What is asked —
In the material below, please retype the lines from the very first through the one with "const groupNames = ['Drought', 'Salt'];", exactly and without pictures.

****************

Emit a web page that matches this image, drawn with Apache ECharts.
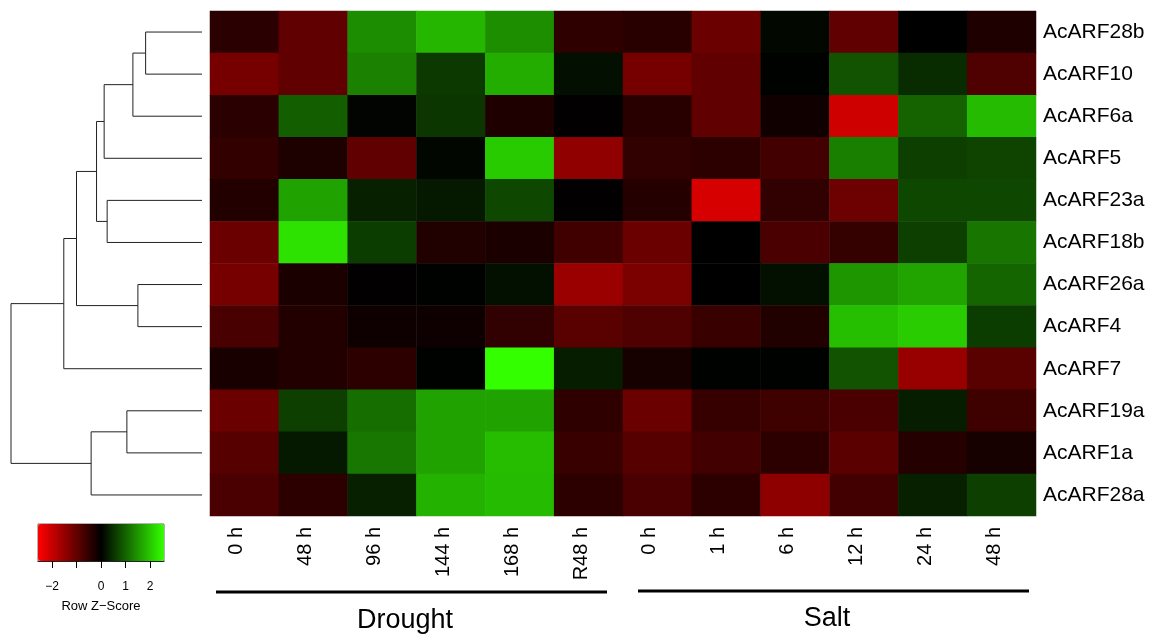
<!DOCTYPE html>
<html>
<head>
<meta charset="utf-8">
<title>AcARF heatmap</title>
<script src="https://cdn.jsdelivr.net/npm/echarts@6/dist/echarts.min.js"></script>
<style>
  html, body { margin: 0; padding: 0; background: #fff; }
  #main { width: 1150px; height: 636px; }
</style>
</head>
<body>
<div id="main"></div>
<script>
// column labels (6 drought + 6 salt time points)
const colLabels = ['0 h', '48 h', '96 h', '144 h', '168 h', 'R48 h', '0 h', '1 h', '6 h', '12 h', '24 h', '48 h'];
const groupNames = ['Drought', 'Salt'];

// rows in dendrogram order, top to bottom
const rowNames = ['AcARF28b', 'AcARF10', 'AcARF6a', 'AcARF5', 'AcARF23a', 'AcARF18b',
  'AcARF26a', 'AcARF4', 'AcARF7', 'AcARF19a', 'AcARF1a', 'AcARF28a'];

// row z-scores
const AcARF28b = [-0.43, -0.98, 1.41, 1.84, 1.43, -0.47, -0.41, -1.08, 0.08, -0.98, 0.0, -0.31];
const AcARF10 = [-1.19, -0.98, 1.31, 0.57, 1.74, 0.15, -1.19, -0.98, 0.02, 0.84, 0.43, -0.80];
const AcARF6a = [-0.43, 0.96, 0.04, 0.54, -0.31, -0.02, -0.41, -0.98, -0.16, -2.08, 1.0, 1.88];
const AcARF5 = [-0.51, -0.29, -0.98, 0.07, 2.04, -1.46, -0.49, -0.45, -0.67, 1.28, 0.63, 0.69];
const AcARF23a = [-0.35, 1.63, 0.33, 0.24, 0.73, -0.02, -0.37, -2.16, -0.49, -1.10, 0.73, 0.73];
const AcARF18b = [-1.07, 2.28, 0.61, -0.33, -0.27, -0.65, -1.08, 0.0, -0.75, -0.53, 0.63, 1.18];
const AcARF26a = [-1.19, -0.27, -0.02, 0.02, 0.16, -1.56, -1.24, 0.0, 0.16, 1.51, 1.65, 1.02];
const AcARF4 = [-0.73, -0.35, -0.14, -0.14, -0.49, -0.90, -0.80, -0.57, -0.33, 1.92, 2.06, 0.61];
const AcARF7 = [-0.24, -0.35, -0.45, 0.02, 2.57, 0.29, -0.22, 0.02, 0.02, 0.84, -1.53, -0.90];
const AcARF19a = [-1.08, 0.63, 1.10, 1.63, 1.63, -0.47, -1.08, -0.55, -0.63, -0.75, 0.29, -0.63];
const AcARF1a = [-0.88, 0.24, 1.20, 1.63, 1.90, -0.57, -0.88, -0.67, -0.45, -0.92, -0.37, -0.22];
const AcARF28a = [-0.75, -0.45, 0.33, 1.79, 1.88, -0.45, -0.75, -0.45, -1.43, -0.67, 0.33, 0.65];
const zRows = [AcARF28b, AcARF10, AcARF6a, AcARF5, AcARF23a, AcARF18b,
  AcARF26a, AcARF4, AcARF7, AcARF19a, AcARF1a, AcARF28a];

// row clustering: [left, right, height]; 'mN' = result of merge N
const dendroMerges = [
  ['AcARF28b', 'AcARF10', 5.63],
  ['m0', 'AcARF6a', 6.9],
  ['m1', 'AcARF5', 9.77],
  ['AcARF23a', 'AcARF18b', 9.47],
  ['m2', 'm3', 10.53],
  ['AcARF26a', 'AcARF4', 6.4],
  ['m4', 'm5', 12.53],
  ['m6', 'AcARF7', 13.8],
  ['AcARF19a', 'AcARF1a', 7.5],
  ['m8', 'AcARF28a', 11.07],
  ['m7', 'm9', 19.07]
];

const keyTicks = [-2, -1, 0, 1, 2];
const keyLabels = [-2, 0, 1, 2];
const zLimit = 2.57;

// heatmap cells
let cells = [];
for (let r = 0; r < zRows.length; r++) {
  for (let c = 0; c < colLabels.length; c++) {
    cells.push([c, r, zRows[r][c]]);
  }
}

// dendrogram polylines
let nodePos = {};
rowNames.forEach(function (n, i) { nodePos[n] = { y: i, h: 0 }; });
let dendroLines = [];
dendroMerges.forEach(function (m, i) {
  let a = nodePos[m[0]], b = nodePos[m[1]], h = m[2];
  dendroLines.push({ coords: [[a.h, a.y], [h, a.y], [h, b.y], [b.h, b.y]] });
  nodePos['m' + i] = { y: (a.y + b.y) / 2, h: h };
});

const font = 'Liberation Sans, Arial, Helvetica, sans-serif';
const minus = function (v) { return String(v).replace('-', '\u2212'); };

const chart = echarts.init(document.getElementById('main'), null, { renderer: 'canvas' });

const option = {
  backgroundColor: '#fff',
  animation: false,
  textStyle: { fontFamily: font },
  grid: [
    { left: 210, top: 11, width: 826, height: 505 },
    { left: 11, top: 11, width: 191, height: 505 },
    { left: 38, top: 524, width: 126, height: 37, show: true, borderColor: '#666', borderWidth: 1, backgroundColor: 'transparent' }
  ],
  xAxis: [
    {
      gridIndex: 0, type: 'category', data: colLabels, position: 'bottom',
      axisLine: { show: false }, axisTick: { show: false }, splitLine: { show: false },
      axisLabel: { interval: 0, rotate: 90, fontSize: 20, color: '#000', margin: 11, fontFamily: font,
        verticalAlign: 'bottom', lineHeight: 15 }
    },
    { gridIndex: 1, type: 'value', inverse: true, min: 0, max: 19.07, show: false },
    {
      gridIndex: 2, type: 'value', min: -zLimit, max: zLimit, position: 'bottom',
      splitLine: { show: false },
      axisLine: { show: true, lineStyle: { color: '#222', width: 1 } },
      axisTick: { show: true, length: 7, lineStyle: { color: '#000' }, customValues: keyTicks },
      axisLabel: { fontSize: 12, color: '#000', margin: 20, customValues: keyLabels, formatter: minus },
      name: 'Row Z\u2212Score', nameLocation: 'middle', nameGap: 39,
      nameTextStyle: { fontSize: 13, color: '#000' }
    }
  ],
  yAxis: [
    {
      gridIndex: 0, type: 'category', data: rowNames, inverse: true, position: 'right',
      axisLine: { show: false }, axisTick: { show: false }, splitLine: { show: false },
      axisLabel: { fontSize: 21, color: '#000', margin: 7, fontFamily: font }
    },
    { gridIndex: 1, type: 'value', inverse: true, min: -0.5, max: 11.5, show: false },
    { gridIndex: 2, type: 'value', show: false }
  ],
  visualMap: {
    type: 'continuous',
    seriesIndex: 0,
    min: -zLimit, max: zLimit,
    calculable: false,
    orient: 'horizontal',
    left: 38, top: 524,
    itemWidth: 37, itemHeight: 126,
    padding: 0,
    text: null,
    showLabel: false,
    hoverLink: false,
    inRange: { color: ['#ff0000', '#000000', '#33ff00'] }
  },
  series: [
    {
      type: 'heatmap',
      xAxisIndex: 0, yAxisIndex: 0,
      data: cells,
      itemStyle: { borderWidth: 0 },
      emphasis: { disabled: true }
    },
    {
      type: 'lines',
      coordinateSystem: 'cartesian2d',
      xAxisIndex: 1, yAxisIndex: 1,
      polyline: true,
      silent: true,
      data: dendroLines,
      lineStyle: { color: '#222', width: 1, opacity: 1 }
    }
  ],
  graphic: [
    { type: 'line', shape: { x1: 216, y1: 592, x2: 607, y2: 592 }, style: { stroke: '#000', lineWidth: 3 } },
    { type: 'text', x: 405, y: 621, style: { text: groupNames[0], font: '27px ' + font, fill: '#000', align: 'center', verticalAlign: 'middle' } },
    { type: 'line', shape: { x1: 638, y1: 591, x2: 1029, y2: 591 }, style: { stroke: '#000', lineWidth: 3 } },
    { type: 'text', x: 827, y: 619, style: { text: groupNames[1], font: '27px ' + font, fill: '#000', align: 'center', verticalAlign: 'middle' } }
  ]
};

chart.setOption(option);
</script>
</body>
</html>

****************

Complete output —
Emit a web page that matches this image, drawn with Apache ECharts.
<!DOCTYPE html>
<html>
<head>
<meta charset="utf-8">
<title>AcARF heatmap</title>
<script src="https://cdn.jsdelivr.net/npm/echarts@6/dist/echarts.min.js"></script>
<style>
  html, body { margin: 0; padding: 0; background: #fff; }
  #main { width: 1150px; height: 636px; }
</style>
</head>
<body>
<div id="main"></div>
<script>
// column labels (6 drought + 6 salt time points)
const colLabels = ['0 h', '48 h', '96 h', '144 h', '168 h', 'R48 h', '0 h', '1 h', '6 h', '12 h', '24 h', '48 h'];
const groupNames = ['Drought', 'Salt'];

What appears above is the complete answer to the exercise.